When I was a young, second-line manager at IBM, I made a major presentation to my boss's boss's boss's boss on a big project I wanted funded. It was a big deal for me, and I worked a long time on the presentation. I thought it was absolutely terrific; it was slick; it was right; and it was the right thing for the company to do. But I was running against a tide I didn't really understand at the time. IBM was having a rough quarter, and there were some political issues afoot, and I couldn't get the full attention of the division president when these other things were on his mind; he was too distracted. He liked it, but he wasn't going to fund it just then because he couldn't afford to put it in the budget. So I got sent home to do some more work and more study, and come back in six months to see if we could do it then.

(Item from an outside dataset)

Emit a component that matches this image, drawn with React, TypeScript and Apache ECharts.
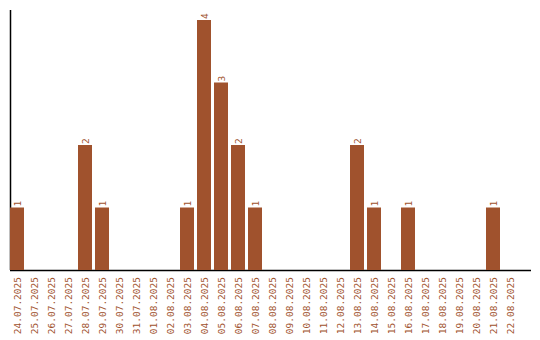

I was bummed out by this and probably a little surly in the next few meetings I had that day, and I was a little distracted myself. The next morning, I was a little overly curt in a meeting with my staff. My secretary at the time had been with IBM for 25 years, so basically I reported to her - she knew more about the company than I did. She had worked for a lot of very senior IBM executives on their way up through jobs like the one I was in, so she knew everybody. After that morning meeting, I went back to my office and was working on some e-mails, when she came in to ask if she could talk to me for a second. When she had my attention, she looked me right in the eye and said, "You have 120 people reporting to you. When you have a bad day, they all have a bad day. Knock it off." And then she left.
Hers was exactly the right advice. People who are in positions of leadership and authority have a duty and responsibility far beyond what they feel like personally. There's a continuity issue associated with it: Leadership requires that you stay on your game all the time. I used to joke with my wife that every time I'd go with her to the mall in blue jeans on a Saturday morning, I was absolutely certain to run into someone I knew from work. There's never a private moment, and that's an important business message. You're always on.